Cennetoğlu observes: “This document carries the weight of all these people who cannot really speak for themselves. And while we’re talking about all of this, people are dying.” There is urgency in recording the names and making them public, yet this objective, technical, administrative undertaking carries ethical risks. It is unilateral: no one can ask the dead for their consent, or even their opinion. “The attempt to talk on behalf of someone else comes with a burden. In general, one will never know if you are doing something good, or if you are taking advantage, or if you are really talking about yourself when you are talking about them. These are blurry borders. How to not fully occupy the agency or space of someone who is silenced?”[9]

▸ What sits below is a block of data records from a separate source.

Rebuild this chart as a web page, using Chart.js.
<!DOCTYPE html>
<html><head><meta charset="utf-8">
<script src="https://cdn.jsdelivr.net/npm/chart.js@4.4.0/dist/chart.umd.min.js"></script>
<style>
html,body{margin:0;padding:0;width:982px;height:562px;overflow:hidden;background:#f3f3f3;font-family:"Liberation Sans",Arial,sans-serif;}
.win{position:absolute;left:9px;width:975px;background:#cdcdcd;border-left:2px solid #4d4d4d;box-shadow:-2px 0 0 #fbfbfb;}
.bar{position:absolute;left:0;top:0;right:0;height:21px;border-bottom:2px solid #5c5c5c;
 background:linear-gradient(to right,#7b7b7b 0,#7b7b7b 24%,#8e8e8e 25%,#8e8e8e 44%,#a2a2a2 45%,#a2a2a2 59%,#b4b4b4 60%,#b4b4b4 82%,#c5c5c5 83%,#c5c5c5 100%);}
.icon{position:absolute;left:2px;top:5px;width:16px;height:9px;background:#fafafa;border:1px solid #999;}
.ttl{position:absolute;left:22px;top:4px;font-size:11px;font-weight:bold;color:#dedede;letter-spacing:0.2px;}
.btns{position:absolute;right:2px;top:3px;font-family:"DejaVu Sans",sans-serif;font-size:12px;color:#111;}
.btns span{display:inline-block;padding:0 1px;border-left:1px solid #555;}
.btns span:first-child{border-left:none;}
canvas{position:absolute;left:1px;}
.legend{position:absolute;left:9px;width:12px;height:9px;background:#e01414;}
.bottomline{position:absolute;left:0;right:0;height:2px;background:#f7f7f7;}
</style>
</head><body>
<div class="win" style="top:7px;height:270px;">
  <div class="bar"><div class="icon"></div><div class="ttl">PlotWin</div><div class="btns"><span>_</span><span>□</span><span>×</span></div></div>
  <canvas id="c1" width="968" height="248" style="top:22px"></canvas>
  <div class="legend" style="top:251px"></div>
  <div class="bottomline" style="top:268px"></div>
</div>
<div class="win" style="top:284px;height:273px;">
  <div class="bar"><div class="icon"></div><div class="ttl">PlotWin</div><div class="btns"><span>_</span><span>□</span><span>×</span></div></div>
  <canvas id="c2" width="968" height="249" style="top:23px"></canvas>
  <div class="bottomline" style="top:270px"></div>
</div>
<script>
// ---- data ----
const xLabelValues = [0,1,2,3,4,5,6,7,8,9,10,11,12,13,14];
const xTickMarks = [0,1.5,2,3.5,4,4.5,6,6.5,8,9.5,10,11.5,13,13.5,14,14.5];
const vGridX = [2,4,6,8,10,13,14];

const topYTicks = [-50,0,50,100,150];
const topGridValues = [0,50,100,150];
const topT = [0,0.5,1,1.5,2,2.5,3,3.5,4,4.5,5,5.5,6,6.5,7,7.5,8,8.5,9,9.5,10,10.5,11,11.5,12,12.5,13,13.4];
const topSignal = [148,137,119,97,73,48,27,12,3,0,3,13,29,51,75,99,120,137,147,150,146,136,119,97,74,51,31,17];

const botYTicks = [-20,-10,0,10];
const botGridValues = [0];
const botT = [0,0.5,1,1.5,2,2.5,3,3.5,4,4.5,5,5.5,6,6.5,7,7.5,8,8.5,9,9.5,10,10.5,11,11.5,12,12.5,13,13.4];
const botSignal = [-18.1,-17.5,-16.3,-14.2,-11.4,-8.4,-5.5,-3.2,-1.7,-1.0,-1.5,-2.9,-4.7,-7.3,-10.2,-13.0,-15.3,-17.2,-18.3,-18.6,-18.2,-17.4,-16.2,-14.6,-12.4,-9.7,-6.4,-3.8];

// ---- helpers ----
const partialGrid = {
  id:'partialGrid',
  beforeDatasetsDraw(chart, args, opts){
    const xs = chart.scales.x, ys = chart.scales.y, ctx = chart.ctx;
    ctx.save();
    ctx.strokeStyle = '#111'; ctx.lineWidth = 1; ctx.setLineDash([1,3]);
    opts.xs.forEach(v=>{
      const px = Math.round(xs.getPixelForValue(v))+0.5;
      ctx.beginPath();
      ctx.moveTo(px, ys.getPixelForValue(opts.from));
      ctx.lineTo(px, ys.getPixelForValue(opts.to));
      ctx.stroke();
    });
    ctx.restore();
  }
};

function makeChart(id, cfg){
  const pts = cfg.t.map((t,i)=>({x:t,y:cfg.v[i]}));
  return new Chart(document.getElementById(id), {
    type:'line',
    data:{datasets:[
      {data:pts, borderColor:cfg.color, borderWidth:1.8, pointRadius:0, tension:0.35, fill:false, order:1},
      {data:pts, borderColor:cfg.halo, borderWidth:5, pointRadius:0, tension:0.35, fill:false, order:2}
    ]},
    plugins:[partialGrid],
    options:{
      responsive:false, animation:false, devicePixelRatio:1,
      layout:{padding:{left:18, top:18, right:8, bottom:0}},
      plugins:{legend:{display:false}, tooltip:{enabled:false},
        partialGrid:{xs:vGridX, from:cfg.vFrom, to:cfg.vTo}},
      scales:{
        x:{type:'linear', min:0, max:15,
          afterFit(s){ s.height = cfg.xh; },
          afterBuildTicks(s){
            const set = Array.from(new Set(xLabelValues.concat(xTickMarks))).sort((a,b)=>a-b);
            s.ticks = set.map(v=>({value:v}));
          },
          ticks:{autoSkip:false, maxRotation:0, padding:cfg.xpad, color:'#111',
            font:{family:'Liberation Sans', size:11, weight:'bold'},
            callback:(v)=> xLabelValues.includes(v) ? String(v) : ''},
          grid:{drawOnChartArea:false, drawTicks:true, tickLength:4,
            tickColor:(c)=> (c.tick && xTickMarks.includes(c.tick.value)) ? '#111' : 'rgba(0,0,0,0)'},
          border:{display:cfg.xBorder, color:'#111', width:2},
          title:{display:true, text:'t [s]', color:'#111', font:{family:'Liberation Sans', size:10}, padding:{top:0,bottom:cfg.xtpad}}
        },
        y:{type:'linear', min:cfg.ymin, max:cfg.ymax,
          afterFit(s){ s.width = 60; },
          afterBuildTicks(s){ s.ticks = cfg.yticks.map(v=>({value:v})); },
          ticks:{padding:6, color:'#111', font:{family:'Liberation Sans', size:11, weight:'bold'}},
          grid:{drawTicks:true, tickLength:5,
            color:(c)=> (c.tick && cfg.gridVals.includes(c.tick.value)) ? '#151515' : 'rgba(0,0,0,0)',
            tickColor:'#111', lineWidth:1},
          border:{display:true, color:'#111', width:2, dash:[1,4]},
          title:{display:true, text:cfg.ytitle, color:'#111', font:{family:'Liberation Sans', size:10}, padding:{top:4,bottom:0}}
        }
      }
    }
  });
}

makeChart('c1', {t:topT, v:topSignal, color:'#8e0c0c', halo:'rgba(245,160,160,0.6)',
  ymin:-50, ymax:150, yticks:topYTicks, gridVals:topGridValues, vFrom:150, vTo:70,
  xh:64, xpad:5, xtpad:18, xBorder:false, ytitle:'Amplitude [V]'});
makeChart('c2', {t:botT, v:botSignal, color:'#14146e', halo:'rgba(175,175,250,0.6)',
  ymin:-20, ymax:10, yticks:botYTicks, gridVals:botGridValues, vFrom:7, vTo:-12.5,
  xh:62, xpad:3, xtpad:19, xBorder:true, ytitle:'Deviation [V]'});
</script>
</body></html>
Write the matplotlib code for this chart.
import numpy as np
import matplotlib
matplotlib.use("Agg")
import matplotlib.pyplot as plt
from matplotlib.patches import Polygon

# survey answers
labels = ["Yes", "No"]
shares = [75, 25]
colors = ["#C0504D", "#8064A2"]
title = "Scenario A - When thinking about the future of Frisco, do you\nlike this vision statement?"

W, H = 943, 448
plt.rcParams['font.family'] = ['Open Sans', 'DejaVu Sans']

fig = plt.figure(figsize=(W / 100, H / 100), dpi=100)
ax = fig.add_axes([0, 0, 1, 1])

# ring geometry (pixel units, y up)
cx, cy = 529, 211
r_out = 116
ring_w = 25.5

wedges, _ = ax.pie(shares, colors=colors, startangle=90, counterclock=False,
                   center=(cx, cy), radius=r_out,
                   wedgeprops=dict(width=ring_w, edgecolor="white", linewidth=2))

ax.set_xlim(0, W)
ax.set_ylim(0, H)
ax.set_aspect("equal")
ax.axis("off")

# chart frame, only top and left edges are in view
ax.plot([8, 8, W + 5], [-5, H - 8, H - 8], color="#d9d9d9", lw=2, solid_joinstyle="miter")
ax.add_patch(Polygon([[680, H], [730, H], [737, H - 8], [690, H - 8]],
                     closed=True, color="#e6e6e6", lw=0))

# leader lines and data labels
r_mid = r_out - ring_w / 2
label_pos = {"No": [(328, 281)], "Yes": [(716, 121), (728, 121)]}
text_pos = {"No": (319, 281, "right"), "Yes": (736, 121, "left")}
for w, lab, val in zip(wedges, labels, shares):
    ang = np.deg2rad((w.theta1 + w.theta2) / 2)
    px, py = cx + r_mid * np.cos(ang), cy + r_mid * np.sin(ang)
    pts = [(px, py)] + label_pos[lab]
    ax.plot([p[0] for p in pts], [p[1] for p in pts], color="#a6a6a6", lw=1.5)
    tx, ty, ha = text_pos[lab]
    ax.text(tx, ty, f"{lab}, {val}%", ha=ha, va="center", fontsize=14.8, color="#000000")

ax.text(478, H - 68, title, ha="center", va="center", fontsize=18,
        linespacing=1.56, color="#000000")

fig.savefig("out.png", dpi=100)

The List distributes this burden among all of us who were previously unburdened. There is no way to stay clear of these “blurry borders,” between speaking and silence, generosity and exploitation, knowledge and ignorance. But to take a moment to listen and to mourn at the site of this migratory mass grave can contribute, in the words of Allan Sekula, to “laying the groundwork for a collective memory of suffering.”[10] How to grieve for the dead of others, the dead to whom one is not related, the dead who come from elsewhere? How to mourn those who wanted to live among us? In the words of Laqueur, The List asks the question, “How do we come to feel that we should care?”[11] And, if we do, how do we become caretakers?

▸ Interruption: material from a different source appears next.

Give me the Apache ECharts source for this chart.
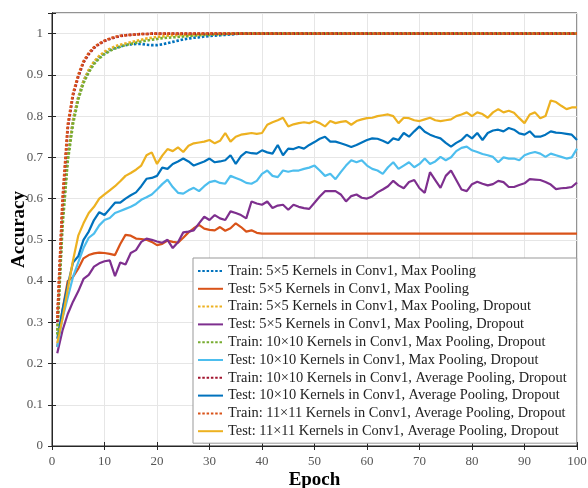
<!DOCTYPE html>
<html><head><meta charset="utf-8">
<script src="https://cdn.jsdelivr.net/npm/echarts@6/dist/echarts.min.js"></script>
<style>html,body{margin:0;padding:0;background:#fff}#c{width:588px;height:488px}</style>
</head><body><div id="c"></div>
<script>
const xTicks = [0,10,20,30,40,50,60,70,80,90,100];
const yTicks = [0,0.1,0.2,0.3,0.4,0.5,0.6,0.7,0.8,0.9,1];
const seriesNames = [
  'Train: 5\u00d75 Kernels in Conv1, Max Pooling',
  'Test: 5\u00d75 Kernels in Conv1, Max Pooling',
  'Train: 5\u00d75 Kernels in Conv1, Max Pooling, Dropout',
  'Test: 5\u00d75 Kernels in Conv1, Max Pooling, Dropout',
  'Train: 10\u00d710 Kernels in Conv1, Max Pooling, Dropout',
  'Test: 10\u00d710 Kernels in Conv1, Max Pooling, Dropout',
  'Train: 10\u00d710 Kernels in Conv1, Average Pooling, Dropout',
  'Test: 10\u00d710 Kernels in Conv1, Average Pooling, Dropout',
  'Train: 11\u00d711 Kernels in Conv1, Average Pooling, Dropout',
  'Test: 11\u00d711 Kernels in Conv1, Average Pooling, Dropout'
];
const colors = ['#0072BD','#D95319','#EDB120','#7E2F8E','#77AC30','#4DBEEE','#A2142F','#0072BD','#D95319','#EDB120'];

const train5Max = [0.28,0.55,0.70,0.79,0.845,0.885,0.91,0.93,0.943,0.953,
 0.96,0.965,0.969,0.972,0.974,0.975,0.975,0.973,0.972,0.972,
 0.974,0.977,0.98,0.983,0.986,0.988,0.99,0.991,0.993,0.994,
 0.995,0.996,0.997,0.998,0.999,1,1,1,1,1,
 1,1,1,1,1,1,1,1,1,1, 1,1,1,1,1,1,1,1,1,1, 1,1,1,1,1,1,1,1,1,1,
 1,1,1,1,1,1,1,1,1,1, 1,1,1,1,1,1,1,1,1,1, 1,1,1,1,1,1,1,1,1,1];
const test5Max = [0.24,0.33,0.40,0.41,0.43,0.455,0.463,0.467,0.469,0.468,
 0.466,0.463,0.49,0.512,0.51,0.503,0.502,0.5,0.495,0.487,
 0.49,0.498,0.495,0.493,0.505,0.518,0.528,0.536,0.527,0.524,
 0.523,0.531,0.522,0.528,0.54,0.531,0.52,0.523,0.517,0.515,
 0.515,0.515,0.515,0.515,0.515,0.515,0.515,0.515,0.515,0.515,
 0.515,0.515,0.515,0.515,0.515,0.515,0.515,0.515,0.515,0.515,
 0.515,0.515,0.515,0.515,0.515,0.515,0.515,0.515,0.515,0.515,
 0.515,0.515,0.515,0.515,0.515,0.515,0.515,0.515,0.515,0.515,
 0.515,0.515,0.515,0.515,0.515,0.515,0.515,0.515,0.515,0.515,
 0.515,0.515,0.515,0.515,0.515,0.515,0.515,0.515,0.515,0.515];
const train5MaxDrop = [0.28,0.55,0.70,0.79,0.845,0.885,0.912,0.932,0.946,0.956,
 0.963,0.969,0.973,0.976,0.979,0.982,0.985,0.988,0.99,0.992,
 0.993,0.995,0.996,0.996,0.997,0.997,0.998,0.998,0.999,0.999,
 1,1,1,1,1,1,1,1,1,1,
 1,1,1,1,1,1,1,1,1,1, 1,1,1,1,1,1,1,1,1,1, 1,1,1,1,1,1,1,1,1,1,
 1,1,1,1,1,1,1,1,1,1, 1,1,1,1,1,1,1,1,1,1, 1,1,1,1,1,1,1,1,1,1];
const test5MaxDrop = [0.225,0.28,0.32,0.35,0.375,0.405,0.415,0.435,0.443,0.448,
 0.45,0.412,0.445,0.44,0.468,0.475,0.495,0.503,0.5,0.496,
 0.493,0.5,0.48,0.494,0.518,0.52,0.523,0.54,0.556,0.548,
 0.56,0.552,0.548,0.569,0.565,0.56,0.552,0.593,0.588,0.585,
 0.593,0.577,0.583,0.585,0.573,0.585,0.58,0.577,0.575,0.59,
 0.605,0.618,0.618,0.618,0.61,0.593,0.606,0.61,0.602,0.6,
 0.605,0.615,0.622,0.63,0.643,0.632,0.625,0.64,0.645,0.625,
 0.614,0.664,0.645,0.626,0.655,0.668,0.645,0.622,0.618,0.635,
 0.641,0.636,0.632,0.635,0.643,0.64,0.628,0.628,0.633,0.637,
 0.647,0.646,0.645,0.64,0.634,0.623,0.625,0.626,0.628,0.639];
const train10MaxDrop = [0.27,0.53,0.69,0.78,0.84,0.88,0.906,0.926,0.94,0.95,
 0.958,0.964,0.968,0.972,0.975,0.978,0.981,0.983,0.985,0.987,
 0.989,0.99,0.991,0.992,0.993,0.994,0.995,0.996,0.997,0.997,
 0.998,0.998,0.999,0.999,1,1,1,1,1,1,
 1,1,1,1,1,1,1,1,1,1, 1,1,1,1,1,1,1,1,1,1, 1,1,1,1,1,1,1,1,1,1,
 1,1,1,1,1,1,1,1,1,1, 1,1,1,1,1,1,1,1,1,1, 1,1,1,1,1,1,1,1,1,1];
const test10MaxDrop = [0.24,0.31,0.36,0.41,0.445,0.48,0.505,0.515,0.535,0.548,
 0.553,0.565,0.57,0.575,0.58,0.587,0.597,0.603,0.61,0.622,
 0.635,0.646,0.628,0.614,0.612,0.62,0.626,0.618,0.63,0.64,
 0.643,0.638,0.636,0.655,0.65,0.645,0.638,0.636,0.643,0.66,
 0.668,0.655,0.652,0.668,0.665,0.668,0.668,0.672,0.675,0.68,
 0.668,0.655,0.66,0.647,0.664,0.68,0.693,0.688,0.693,0.68,
 0.672,0.668,0.66,0.676,0.688,0.672,0.68,0.688,0.676,0.684,
 0.697,0.684,0.69,0.701,0.693,0.7,0.715,0.723,0.726,0.717,
 0.713,0.708,0.705,0.701,0.688,0.7,0.697,0.697,0.693,0.705,
 0.71,0.713,0.709,0.701,0.709,0.705,0.701,0.697,0.7,0.721];
const train10AvgDrop = [0.30,0.59,0.77,0.85,0.895,0.93,0.95,0.965,0.975,0.982,
 0.987,0.991,0.994,0.996,0.997,0.998,0.999,0.999,1,1,
 1,1,1,1,1,1,1,1,1,1, 1,1,1,1,1,1,1,1,1,1,
 1,1,1,1,1,1,1,1,1,1, 1,1,1,1,1,1,1,1,1,1, 1,1,1,1,1,1,1,1,1,1,
 1,1,1,1,1,1,1,1,1,1, 1,1,1,1,1,1,1,1,1,1, 1,1,1,1,1,1,1,1,1,1];
const test10AvgDrop = [0.26,0.33,0.39,0.445,0.46,0.50,0.52,0.548,0.567,0.56,
 0.575,0.59,0.59,0.6,0.608,0.615,0.63,0.648,0.65,0.655,
 0.675,0.672,0.684,0.69,0.697,0.69,0.68,0.685,0.69,0.697,
 0.688,0.69,0.693,0.705,0.684,0.703,0.713,0.71,0.709,0.717,
 0.712,0.709,0.73,0.705,0.721,0.72,0.725,0.721,0.73,0.737,
 0.745,0.75,0.738,0.738,0.734,0.73,0.725,0.73,0.736,0.742,
 0.746,0.745,0.74,0.734,0.746,0.742,0.759,0.75,0.763,0.775,
 0.762,0.755,0.75,0.746,0.735,0.726,0.735,0.742,0.755,0.746,
 0.759,0.742,0.759,0.765,0.767,0.763,0.771,0.767,0.758,0.755,
 0.763,0.75,0.75,0.755,0.763,0.76,0.759,0.757,0.755,0.742];
const train11AvgDrop = [0.31,0.60,0.78,0.855,0.9,0.933,0.953,0.967,0.976,0.983,
 0.988,0.992,0.995,0.996,0.997,0.998,0.999,0.999,1,1,
 1,1,1,1,1,1,1,1,1,1, 1,1,1,1,1,1,1,1,1,1,
 1,1,1,1,1,1,1,1,1,1, 1,1,1,1,1,1,1,1,1,1, 1,1,1,1,1,1,1,1,1,1,
 1,1,1,1,1,1,1,1,1,1, 1,1,1,1,1,1,1,1,1,1, 1,1,1,1,1,1,1,1,1,1];
const test11AvgDrop = [0.25,0.31,0.38,0.45,0.51,0.54,0.565,0.58,0.6,0.61,
 0.62,0.63,0.642,0.655,0.662,0.67,0.68,0.705,0.712,0.684,
 0.704,0.72,0.715,0.724,0.713,0.728,0.734,0.736,0.738,0.742,
 0.734,0.74,0.759,0.738,0.75,0.755,0.757,0.759,0.757,0.759,
 0.779,0.785,0.79,0.796,0.775,0.78,0.783,0.785,0.783,0.788,
 0.783,0.775,0.788,0.783,0.786,0.788,0.779,0.788,0.792,0.795,
 0.796,0.8,0.802,0.804,0.8,0.783,0.796,0.795,0.79,0.788,
 0.792,0.796,0.79,0.788,0.79,0.792,0.8,0.804,0.809,0.8,
 0.809,0.805,0.796,0.809,0.817,0.809,0.813,0.808,0.795,0.783,
 0.804,0.809,0.795,0.8,0.838,0.834,0.825,0.817,0.821,0.821];

const allValues = [train5Max,test5Max,train5MaxDrop,test5MaxDrop,train10MaxDrop,test10MaxDrop,train10AvgDrop,test10AvgDrop,train11AvgDrop,test11AvgDrop];

const FONT = 'Liberation Serif';
const series = allValues.map((vals, i) => {
  const isTrain = i % 2 === 0;
  return {
    name: seriesNames[i],
    type: 'line',
    symbol: 'none',
    data: vals.map((v, k) => [k + 1, v]),
    lineStyle: {color: colors[i], width: isTrain ? 2.6 : 2.2, type: isTrain ? [2.5, 1.8] : 'solid'},
    itemStyle: {color: colors[i]},
    z: isTrain ? 3 : 2
  };
});

const chart = echarts.init(document.getElementById('c'), null, {renderer: 'canvas'});
chart.setOption({
  animation: false,
  backgroundColor: '#fff',
  grid: {left: 52, right: 11, top: 13, bottom: 42, show: true, borderColor: '#262626', borderWidth: 1,
         containLabel: false, outerBoundsMode: 'none'},
  xAxis: [{
    type: 'value', min: xTicks[0], max: xTicks[xTicks.length - 1], interval: 10,
    name: 'Epoch', nameLocation: 'middle', nameGap: 25, nameMoveOverlap: false,
    nameTextStyle: {fontFamily: FONT, fontWeight: 'bold', fontSize: 19, color: '#000'},
    axisLine: {show: true, lineStyle: {color: '#262626', width: 1}},
    axisTick: {show: true, inside: true, length: 4, lineStyle: {color: '#262626'}},
    axisLabel: {fontFamily: FONT, fontSize: 13, color: '#555', margin: 9},
    splitLine: {show: true, lineStyle: {color: '#e6e6e6', width: 1}}
  }, {
    type: 'value', position: 'top', min: 0, max: 100, interval: 10,
    axisLine: {show: true, lineStyle: {color: '#262626'}},
    axisTick: {show: true, inside: true, length: 4, lineStyle: {color: '#262626'}},
    axisLabel: {show: false}, splitLine: {show: false}
  }],
  yAxis: [{
    type: 'value', min: 0, max: 1.05, interval: 0.1,
    name: 'Accuracy', nameLocation: 'middle', nameGap: 23, nameMoveOverlap: false,
    nameTextStyle: {fontFamily: FONT, fontWeight: 'bold', fontSize: 19, color: '#000'},
    axisLine: {show: true, lineStyle: {color: '#262626', width: 1}},
    axisTick: {show: true, inside: true, length: 4, lineStyle: {color: '#262626'}},
    axisLabel: {fontFamily: FONT, fontSize: 13, color: '#555', margin: 9,
      formatter: v => (yTicks.some(t => Math.abs(t - v) < 1e-6) ? String(Math.round(v * 10) / 10) : '')},
    splitLine: {show: true, lineStyle: {color: '#e6e6e6', width: 1}}
  }, {
    type: 'value', position: 'right', min: 0, max: 1.05, interval: 0.1,
    axisLine: {show: true, lineStyle: {color: '#262626'}},
    axisTick: {show: true, inside: true, length: 4, lineStyle: {color: '#262626'}},
    axisLabel: {show: false}, splitLine: {show: false}
  }],
  legend: {
    orient: 'vertical', left: 193, top: 258,
    itemWidth: 25, itemHeight: 14, itemGap: 3.8,
    padding: [6, 10, 5, 4],
    backgroundColor: '#fff', borderColor: '#999', borderWidth: 1,
    itemStyle: {opacity: 0},
    textStyle: {fontFamily: FONT, fontSize: 14.4, color: '#222', lineHeight: 14},
    data: seriesNames
  },
  series: series
});
</script></body></html>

Cennetoğlu insists that The List is not a work of art. This is not only an effort to foreclose an aesthetic judgment––does the list look good or bad, is it beautiful or sublime?  It is also an attempt to deprive us of the recourse to some alleged indeterminacy of artistic interpretation. The List makes a claim on us, an ethical one, yes, but also a fact-based one. The names are facts. The List lists “refugees, asylum seekers, and migrants who have lost their lives.” What we do with this fact is up to us.

 

 

[1] The List website, http://www.list-e.info.
[2] Oxford English Dictionary online, December 2018, s.v. “list,” http://www.oed.com/viewdictionaryentry/Entry/11125.
[3] The Guardian (London) website, June 20, 2018,  https://www.theguardian.com/world/2018/jun/20/the-list-europe-migrant-bodycount.
[4] In Charlotte Higgins, “Banu Cennetoglu: ‘As long as I have the resources, I will make The List more visible,’” interview, The Guardian (London), June 20, 2018.
[5] Ellen Grieg, “Interview with Banu Cennetoğlu,” “Banu Cennetoğlu at Chisendale: 29 June–26 August 2018,” exhibition handout, n.d., unpaginated, https://chisenhale.org.uk/wp-content/uploads/BC_Exhibition_Handout_FINAL-1.pdf.
[6] In Higgins, “Banu Cennetoğlu.”
[7] Thomas W. Laqueur, The Work of the Dead: A Cultural History of Mortal Remains (Princeton, NJ: Princeton University Press, 2015).
[8] Madeleine Fullard, “Missing Persons Task Team (South Africa),” cited in Cassidy Parker, “The Missing Persons Task Team: Fleshing Out the Bones of the Apartheid Era,” news article posted on the Cradle of Humankind website, June 20, 2016, https://www.maropeng.co.za/news/entry/the-missing-persons-task-team-fleshing-out-the-bones-of-the-apartheid-era.
[9] In Higgins, “Banu Cennetoğlu.”
[10] Allan Sekula, “Photography and the Limits of National Identity,” Grey Room, no. 55 (Spring 2014): 31.
[11] Laqueur, The Work of the Dead, 45.